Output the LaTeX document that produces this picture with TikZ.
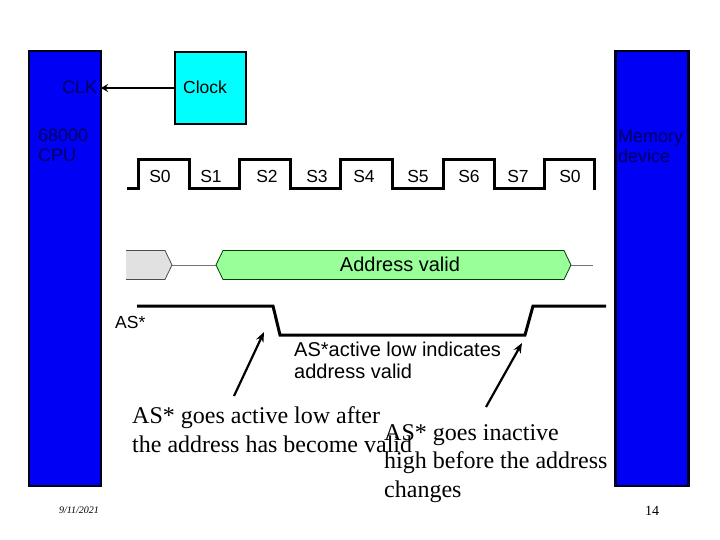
\documentclass[tikz,border=0pt]{standalone}
\usepackage{fontspec}
\setmainfont{Liberation Serif}
\setsansfont{Liberation Sans}
\usetikzlibrary{arrows.meta}
\definecolor{busblue}{RGB}{0,0,245}
\definecolor{clockcyan}{RGB}{0,255,255}
\definecolor{validgreen}{RGB}{153,255,153}
\definecolor{idlegray}{RGB}{225,225,225}
\definecolor{darktxt}{RGB}{0,0,95}
\tikzset{
  x=1pt,y=-1pt,
  chip/.style={draw=black!90!blue,line width=2.2pt,fill=busblue,minimum width=72pt,minimum height=435pt,inner sep=0pt,outer sep=0pt},
  clockbox/.style={draw=black,line width=2pt,fill=clockcyan,minimum width=71pt,minimum height=72pt,inner sep=0pt,outer sep=0pt},
  sans/.style={font=\sffamily\fontsize{17.5}{21}\selectfont,inner sep=0pt,text=black},
  bigsans/.style={font=\sffamily\fontsize{20}{24}\selectfont,inner sep=0pt,text=black},
  chiptext/.style={font=\sffamily\fontsize{18}{21}\selectfont,inner sep=0pt,text=darktxt,align=left},
  slabel/.style={sans,anchor=base},
  serif/.style={font=\rmfamily\fontsize{24}{29}\selectfont,inner sep=0pt,anchor=base west,text=black},
  wave/.style={line width=3pt,line join=miter,line cap=butt},
  bus/.style={draw=black!75!green,line width=0.8pt,line join=miter},
  thinline/.style={draw=black!55,line width=0.8pt},
  pointer/.style={line width=2.2pt,-{Stealth[length=10pt,width=8pt]}}
}
\begin{document}
\begin{tikzpicture}
\useasboundingbox (0,0) rectangle (720,540);
\fill[white] (0,0) rectangle (720,540);
% chips
\node[chip,anchor=north west] (cpu) at (29,51) {};
\node[chip,anchor=north west,minimum width=73pt] (mem) at (615.5,51) {};
\node[clockbox,anchor=north west] (clk) at (175,52) {};
\node[sans,anchor=base west] (clocktxt) at (183,94) {Clock};
\draw[line width=2.4pt,-{Stealth[length=7pt,width=8pt]}] (clk.west) -- (cpu.east |- clk.west);
\node[chiptext,anchor=base west] (clklbl) at (62,94) {CLK};
\node[chiptext,anchor=base west] (cpua) at (38,142) {68000};
\node[chiptext,anchor=base west] (cpub) at (38,162) {CPU};
\node[chiptext,anchor=base west] (mema) at (618,143) {Memory};
\node[chiptext,anchor=base west] (memb) at (618,163) {device};
% clock wave
\draw[wave] (127,189) -- (138,189) -- (138,160) -- (189,160) -- (189,189) -- (239,189) -- (239,160) -- (290,160) -- (290,189) -- (340,189) -- (340,160) -- (392,160) -- (392,189) -- (443,189) -- (443,160) -- (494,160) -- (494,189) -- (544,189) -- (544,160) -- (594,160) -- (594,190);
\node[slabel] (s0) at (160,182.5) {S0};
\node[slabel] (s1) at (211,182.5) {S1};
\node[slabel] (s2) at (267,182.5) {S2};
\node[slabel] (s3) at (317,182.5) {S3};
\node[slabel] (s4) at (364,182.5) {S4};
\node[slabel] (s5) at (418,182.5) {S5};
\node[slabel] (s6) at (469,182.5) {S6};
\node[slabel] (s7) at (518,182.5) {S7};
\node[slabel] (s0b) at (570,182.5) {S0};
% address bus
\fill[idlegray] (126,250.5) -- (165,250.5) -- (172,265) -- (165,279.5) -- (126,279.5) -- cycle;
\draw[draw=black!70,line width=0.8pt] (126,250.5) -- (165,250.5) -- (172,265) -- (165,279.5) -- (126,279.5);
\draw[thinline] (172,265) -- (216,265);
\draw[bus,fill=validgreen] (216,265) -- (223,250.5) -- (564,250.5) -- (571,265) -- (564,279.5) -- (223,279.5) -- cycle;
\draw[thinline] (571,265) -- (593,265);
\node[bigsans,anchor=base] (addr) at (400,271.5) {Address valid};
% AS*
\draw[wave] (137,306) -- (273,306) -- (280,335) -- (525,335) -- (533,306) -- (606,306);
\node[sans,anchor=base west] (aslbl) at (115,328) {AS*};
\node[bigsans,anchor=base west] (asa) at (294,356.5) {AS*active low indicates};
\node[bigsans,anchor=base west] (asb) at (294,378.5) {address valid};
% pointers
\coordinate (pa0) at (234,396);
\coordinate (pa1) at (264,332);
\coordinate (pb0) at (486,407);
\coordinate (pb1) at (522,343);
\draw[pointer] (pa0) -- (pa1);
\draw[pointer] (pb0) -- (pb1);
% serif notes
\node[serif] (na) at (132,423) {AS* goes active low after};
\node[serif] (nb) at (132,452) {the address has become valid};
\node[serif] (nc) at (384,440) {AS* goes inactive};
\node[serif] (nd) at (384,468) {high before the address};
\node[serif] (ne) at (384,497) {changes};
% footer
\node[font=\rmfamily\itshape\fontsize{10}{12}\selectfont,inner sep=0pt,anchor=base] (date) at (79,513) {9/11/2021};
\node[font=\rmfamily\fontsize{14}{17}\selectfont,inner sep=0pt,anchor=base] (page) at (652,515) {14};
\end{tikzpicture}
\end{document}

....

▶ TO DO
Exclude every picture and copy the remaining data exactly.

▶ WRITTEN RESPONSE
Output the LaTeX document that produces this picture with TikZ.
\documentclass[tikz,border=0pt]{standalone}
\usepackage{fontspec}
\setmainfont{Liberation Serif}
\setsansfont{Liberation Sans}
\usetikzlibrary{arrows.meta}
\definecolor{busblue}{RGB}{0,0,245}
\definecolor{clockcyan}{RGB}{0,255,255}
\definecolor{validgreen}{RGB}{153,255,153}
\definecolor{idlegray}{RGB}{225,225,225}
\definecolor{darktxt}{RGB}{0,0,95}
\tikzset{
  x=1pt,y=-1pt,
  chip/.style={draw=black!90!blue,line width=2.2pt,fill=busblue,minimum width=72pt,minimum height=435pt,inner sep=0pt,outer sep=0pt},
  clockbox/.style={draw=black,line width=2pt,fill=clockcyan,minimum width=71pt,minimum height=72pt,inner sep=0pt,outer sep=0pt},
  sans/.style={font=\sffamily\fontsize{17.5}{21}\selectfont,inner sep=0pt,text=black},
  bigsans/.style={font=\sffamily\fontsize{20}{24}\selectfont,inner sep=0pt,text=black},
  chiptext/.style={font=\sffamily\fontsize{18}{21}\selectfont,inner sep=0pt,text=darktxt,align=left},
  slabel/.style={sans,anchor=base},
  serif/.style={font=\rmfamily\fontsize{24}{29}\selectfont,inner sep=0pt,anchor=base west,text=black},
  wave/.style={line width=3pt,line join=miter,line cap=butt},
  bus/.style={draw=black!75!green,line width=0.8pt,line join=miter},
  thinline/.style={draw=black!55,line width=0.8pt},
  pointer/.style={line width=2.2pt,-{Stealth[length=10pt,width=8pt]}}
}
\begin{document}
\begin{tikzpicture}
\useasboundingbox (0,0) rectangle (720,540);
\fill[white] (0,0) rectangle (720,540);
% chips
\node[chip,anchor=north west] (cpu) at (29,51) {};
\node[chip,anchor=north west,minimum width=73pt] (mem) at (615.5,51) {};
\node[clockbox,anchor=north west] (clk) at (175,52) {};
\node[sans,anchor=base west] (clocktxt) at (183,94) {Clock};
\draw[line width=2.4pt,-{Stealth[length=7pt,width=8pt]}] (clk.west) -- (cpu.east |- clk.west);
\node[chiptext,anchor=base west] (clklbl) at (62,94) {CLK};
\node[chiptext,anchor=base west] (cpua) at (38,142) {68000};
\node[chiptext,anchor=base west] (cpub) at (38,162) {CPU};
\node[chiptext,anchor=base west] (mema) at (618,143) {Memory};
\node[chiptext,anchor=base west] (memb) at (618,163) {device};
% clock wave
\draw[wave] (127,189) -- (138,189) -- (138,160) -- (189,160) -- (189,189) -- (239,189) -- (239,160) -- (290,160) -- (290,189) -- (340,189) -- (340,160) -- (392,160) -- (392,189) -- (443,189) -- (443,160) -- (494,160) -- (494,189) -- (544,189) -- (544,160) -- (594,160) -- (594,190);
\node[slabel] (s0) at (160,182.5) {S0};
\node[slabel] (s1) at (211,182.5) {S1};
\node[slabel] (s2) at (267,182.5) {S2};
\node[slabel] (s3) at (317,182.5) {S3};
\node[slabel] (s4) at (364,182.5) {S4};
\node[slabel] (s5) at (418,182.5) {S5};
\node[slabel] (s6) at (469,182.5) {S6};
\node[slabel] (s7) at (518,182.5) {S7};
\node[slabel] (s0b) at (570,182.5) {S0};
% address bus
\fill[idlegray] (126,250.5) -- (165,250.5) -- (172,265) -- (165,279.5) -- (126,279.5) -- cycle;
\draw[draw=black!70,line width=0.8pt] (126,250.5) -- (165,250.5) -- (172,265) -- (165,279.5) -- (126,279.5);
\draw[thinline] (172,265) -- (216,265);
\draw[bus,fill=validgreen] (216,265) -- (223,250.5) -- (564,250.5) -- (571,265) -- (564,279.5) -- (223,279.5) -- cycle;
\draw[thinline] (571,265) -- (593,265);
\node[bigsans,anchor=base] (addr) at (400,271.5) {Address valid};
% AS*
\draw[wave] (137,306) -- (273,306) -- (280,335) -- (525,335) -- (533,306) -- (606,306);
\node[sans,anchor=base west] (aslbl) at (115,328) {AS*};
\node[bigsans,anchor=base west] (asa) at (294,356.5) {AS*active low indicates};
\node[bigsans,anchor=base west] (asb) at (294,378.5) {address valid};
% pointers
\coordinate (pa0) at (234,396);
\coordinate (pa1) at (264,332);
\coordinate (pb0) at (486,407);
\coordinate (pb1) at (522,343);
\draw[pointer] (pa0) -- (pa1);
\draw[pointer] (pb0) -- (pb1);
% serif notes
\node[serif] (na) at (132,423) {AS* goes active low after};
\node[serif] (nb) at (132,452) {the address has become valid};
\node[serif] (nc) at (384,440) {AS* goes inactive};
\node[serif] (nd) at (384,468) {high before the address};
\node[serif] (ne) at (384,497) {changes};
% footer
\node[font=\rmfamily\itshape\fontsize{10}{12}\selectfont,inner sep=0pt,anchor=base] (date) at (79,513) {9/11/2021};
\node[font=\rmfamily\fontsize{14}{17}\selectfont,inner sep=0pt,anchor=base] (page) at (652,515) {14};
\end{tikzpicture}
\end{document}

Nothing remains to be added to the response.